I think every single person needs to be concerned about that. They need to be aware.

And here’s an interesting thing. There’s so many people who just can’t stand Black Lives Matter. They go ‘All lives matter!

Okay.

But you know what I notice about most of those people (not all of them, but most of them) yelling ‘All lives matter!

They’re not screaming about all these white people murdered by police. Well, so much for ‘All Lives Matter.’ Turns out what they’re really saying is that ‘No Lives Matter!’ I didn’t see them screaming or demonstrating for David Shaver, or standing up for Tony Timpa, or enraged by Magdied Sanchez, or Deven Guildford. Crickets. It’s total crickets.

What the hell people?

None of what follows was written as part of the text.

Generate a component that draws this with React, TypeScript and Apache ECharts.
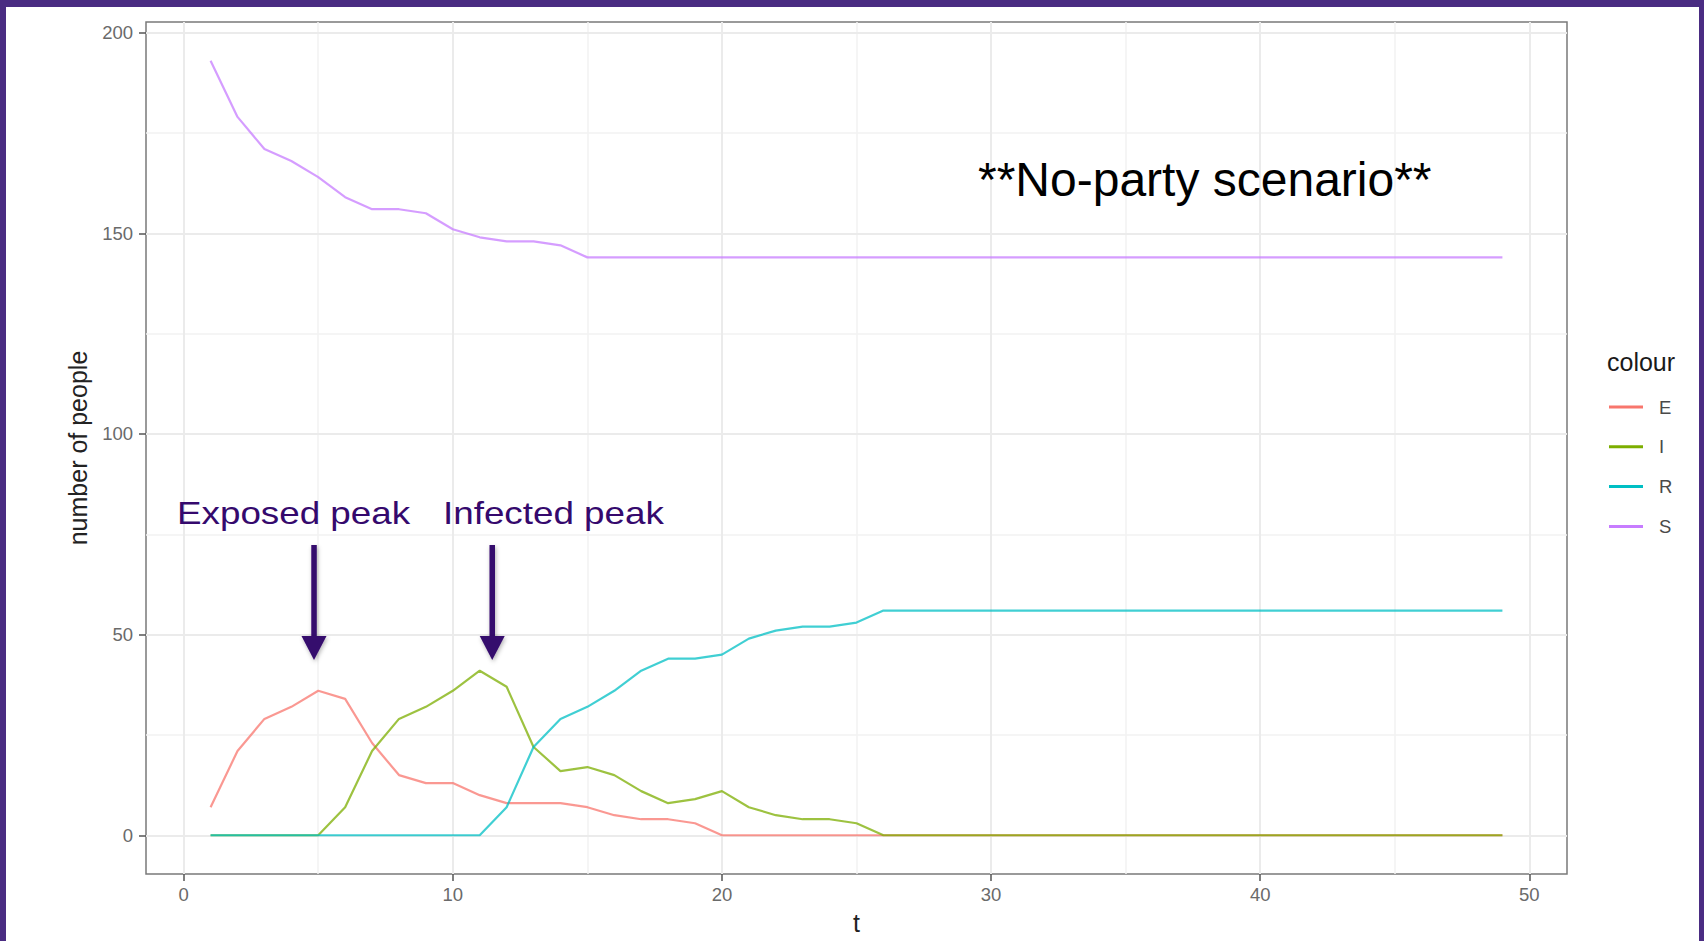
import React, { useEffect, useRef } from "react";
import * as echarts from "echarts";

// time steps
const T = [
  1, 2, 3, 4, 5, 6, 7, 8, 9, 10, 11, 12, 13, 14, 15, 16, 17, 18, 19, 20, 21, 22, 23, 24, 25,
  26, 27, 28, 29, 30, 31, 32, 33, 34, 35, 36, 37, 38, 39, 40, 41, 42, 43, 44, 45, 46, 47, 48, 49,
];
// Exposed
const E = [
  7, 21, 29, 32, 36, 34, 23, 15, 13, 13, 10, 8, 8, 8, 7, 5, 4, 4, 3, 0, 0, 0, 0, 0, 0,
  0, 0, 0, 0, 0, 0, 0, 0, 0, 0, 0, 0, 0, 0, 0, 0, 0, 0, 0, 0, 0, 0, 0, 0,
];
// Infected
const I = [
  0, 0, 0, 0, 0, 7, 21, 29, 32, 36, 41, 37, 22, 16, 17, 15, 11, 8, 9, 11, 7, 5, 4, 4, 3,
  0, 0, 0, 0, 0, 0, 0, 0, 0, 0, 0, 0, 0, 0, 0, 0, 0, 0, 0, 0, 0, 0, 0, 0,
];
// Recovered
const R = [
  0, 0, 0, 0, 0, 0, 0, 0, 0, 0, 0, 7, 22, 29, 32, 36, 41, 44, 44, 45, 49, 51, 52, 52, 53,
  56, 56, 56, 56, 56, 56, 56, 56, 56, 56, 56, 56, 56, 56, 56, 56, 56, 56, 56, 56, 56, 56, 56, 56,
];
// Susceptible
const S = [
  193, 179, 171, 168, 164, 159, 156, 156, 155, 151, 149, 148, 148, 147, 144, 144, 144, 144, 144, 144, 144, 144, 144, 144, 144,
  144, 144, 144, 144, 144, 144, 144, 144, 144, 144, 144, 144, 144, 144, 144, 144, 144, 144, 144, 144, 144, 144, 144, 144,
];

const SERIES_NAMES = ["E", "I", "R", "S"];
const COLORS = ["#F8766D", "#7CAE00", "#00BFC4", "#C77CFF"];

const X_MAJOR = [0, 10, 20, 30, 40, 50];
const X_MINOR = [5, 15, 25, 35, 45];
const Y_MAJOR = [0, 50, 100, 150, 200];
const Y_MINOR = [25, 75, 125, 175];

const TITLE = "**No-party scenario**";
const ANNOT_E = "Exposed peak";
const ANNOT_I = "Infected peak";

export default function App() {
  const ref = useRef<HTMLDivElement>(null);

  useEffect(() => {
    const chart = echarts.init(ref.current!, null, { renderer: "svg" });
    const font = "'Liberation Sans', Arial, Helvetica, sans-serif";
    const values = [E, I, R, S];
    const purple = "#35096d";

    const minorStyle = { color: "#f2f2f2", width: 1.5, type: "solid" };
    const majorStyle = { color: "#ebebeb", width: 2, type: "solid" };
    const gridLines = [
      ...X_MINOR.map((v) => ({ xAxis: v, lineStyle: minorStyle })),
      ...Y_MINOR.map((v) => ({ yAxis: v, lineStyle: minorStyle })),
      ...X_MAJOR.map((v) => ({ xAxis: v, lineStyle: majorStyle })),
      ...Y_MAJOR.map((v) => ({ yAxis: v, lineStyle: majorStyle })),
    ];

    const arrowShadow = {
      shadowBlur: 4,
      shadowColor: "rgba(0,0,0,0.3)",
      shadowOffsetX: 1,
      shadowOffsetY: 2,
    };

    chart.setOption({
      animation: false,
      grid: {
        left: 146,
        right: 137,
        top: 22,
        bottom: 67,
        show: true,
        borderColor: "#7a7a7a",
        borderWidth: 1.5,
        backgroundColor: "#ffffff",
      },
      xAxis: {
        type: "value",
        min: -1.4,
        max: 51.4,
        name: "t",
        nameLocation: "middle",
        nameGap: 36,
        nameTextStyle: { fontSize: 25, color: "#222", fontFamily: font },
        axisLine: { show: false, onZero: false },
        axisTick: {
          show: true,
          customValues: X_MAJOR,
          length: 7,
          lineStyle: { color: "#555", width: 1.5 },
        },
        axisLabel: {
          customValues: X_MAJOR,
          margin: 11,
          fontSize: 18.5,
          color: "#6a6a6a",
          fontFamily: font,
        },
        splitLine: { show: false },
      },
      yAxis: {
        type: "value",
        min: -9.65,
        max: 202.65,
        name: "number of people",
        nameLocation: "middle",
        nameGap: 56,
        nameTextStyle: { fontSize: 25, color: "#222", fontFamily: font },
        axisLine: { show: false, onZero: false },
        axisTick: {
          show: true,
          customValues: Y_MAJOR,
          length: 7,
          lineStyle: { color: "#555", width: 1.5 },
        },
        axisLabel: {
          customValues: Y_MAJOR,
          margin: 13,
          fontSize: 18.5,
          color: "#6a6a6a",
          fontFamily: font,
        },
        splitLine: { show: false },
      },
      legend: {
        orient: "vertical",
        left: 1609,
        top: 397,
        padding: 0,
        itemWidth: 34,
        itemHeight: 3,
        itemGap: 19.8,
        icon: "rect",
        selectedMode: false,
        data: SERIES_NAMES,
        textStyle: {
          fontSize: 18.5,
          lineHeight: 20,
          color: "#4a4a4a",
          fontFamily: font,
          padding: [0, 0, 0, 11],
        },
      },
      series: [
        {
          type: "line",
          name: "grid",
          data: [],
          silent: true,
          z: 1,
          markLine: {
            silent: true,
            z: 1,
            symbol: ["none", "none"],
            label: { show: false },
            emphasis: { disabled: true },
            data: gridLines,
          },
        },
        ...SERIES_NAMES.map((name, k) => ({
          type: "line",
          name,
          data: T.map((t, i) => [t, values[k][i]]),
          showSymbol: false,
          symbol: "none",
          color: COLORS[k],
          lineStyle: { width: 2.2, color: COLORS[k], opacity: 0.75 },
          z: 3,
        })),
      ],
      graphic: [
        {
          type: "text",
          x: 978,
          y: 179,
          z: 10,
          style: {
            text: TITLE,
            fontSize: 48,
            fontFamily: font,
            fill: "#000",
            align: "left",
            verticalAlign: "middle",
          },
        },
        {
          type: "text",
          x: 1607,
          y: 362,
          z: 10,
          style: {
            text: "colour",
            fontSize: 25,
            fontFamily: font,
            fill: "#1a1a1a",
            align: "left",
            verticalAlign: "middle",
          },
        },
        {
          type: "text",
          x: 177,
          y: 513,
          scaleX: 1.15,
          z: 10,
          style: {
            text: ANNOT_E,
            fontSize: 32,
            fontFamily: font,
            fill: purple,
            align: "left",
            verticalAlign: "middle",
          },
        },
        {
          type: "text",
          x: 443,
          y: 513,
          scaleX: 1.15,
          z: 10,
          style: {
            text: ANNOT_I,
            fontSize: 32,
            fontFamily: font,
            fill: purple,
            align: "left",
            verticalAlign: "middle",
          },
        },
        {
          type: "rect",
          z: 10,
          shape: { x: 311.3, y: 545, width: 5.5, height: 93 },
          style: { fill: purple, ...arrowShadow },
        },
        {
          type: "polygon",
          z: 10,
          shape: { points: [[301.5, 636], [326.5, 636], [314, 660]] },
          style: { fill: purple, ...arrowShadow },
        },
        {
          type: "rect",
          z: 10,
          shape: { x: 489.5, y: 545, width: 5.5, height: 93 },
          style: { fill: purple, ...arrowShadow },
        },
        {
          type: "polygon",
          z: 10,
          shape: { points: [[479.7, 636], [504.7, 636], [492.2, 660]] },
          style: { fill: purple, ...arrowShadow },
        },
      ],
    });

    return () => chart.dispose();
  }, []);

  return (
    <div
      style={{
        position: "absolute",
        left: 0,
        top: 0,
        width: 1704,
        height: 941,
        background: "#4a2c82",
        overflow: "hidden",
      }}
    >
      <div
        style={{
          position: "absolute",
          left: 6,
          top: 7,
          width: 1693,
          height: 934,
          background: "#ffffff",
        }}
      />
      <div
        ref={ref}
        style={{ position: "absolute", left: 0, top: 0, width: 1704, height: 941 }}
      />
    </div>
  );
}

Listen, if ‘All Lives Matter’ just means that you’re going ‘It’s okay the police shoot people, sometimes it’s tragic, but the deaf guy had it coming, or the autistic guy was asking for it, or the guy who called 911 needed to be controlled, so too bad, so sad…’ Then there’s something goddamned wrong.

Because the truth is that you, me and everyone else has a duty to stand up – for truth, for justice, for decency. Making a concerned face after watching David Shaver get gunned down doesn’t cut it. We have a duty, and we are not fulfilling that duty.

And okay, maybe it’s fair. You can’t fight every battle, you can’t front every cause, you gotta pick your fights. People have lives to lead. Nobody can crusade full time. I got that.

But you know what?

Black Live Matter is standing up for David Shaver, and Deven Guildford and all the rest. Sure, it’s for ‘black lives’ but what they’re standing up against is racism, is police brutality, is police murder. And their work, their dedication, their crusade is going to save the life of the next David Shaver, because it won’t matter what his skin colour will be. They are standing up. They’re doing it.

What are the ‘All Lives Matter’ folk doing? They’re not fighting to save the life of the next David Shaver. They’re not fighting to change things, to make it better. Maybe if they had been, maybe if they’d done their duty, we’d all done our duty, Black Lives Matter wouldn’t have needed to exist. Maybe if we’d all done our duty, both George Floyd and David Shaver would be alive, because police would act differently, and people that needed help would actually get help.

So Black Lives Matter? God bless them. Because they’re fighting for all of us. They’re fighting a fight that we should have fought, for them and for ourselves and everyone. So give them some respect.

And if you got a problem with them? Well, you either go out and make the world better. Or sit down and shut up while other people do the job for you.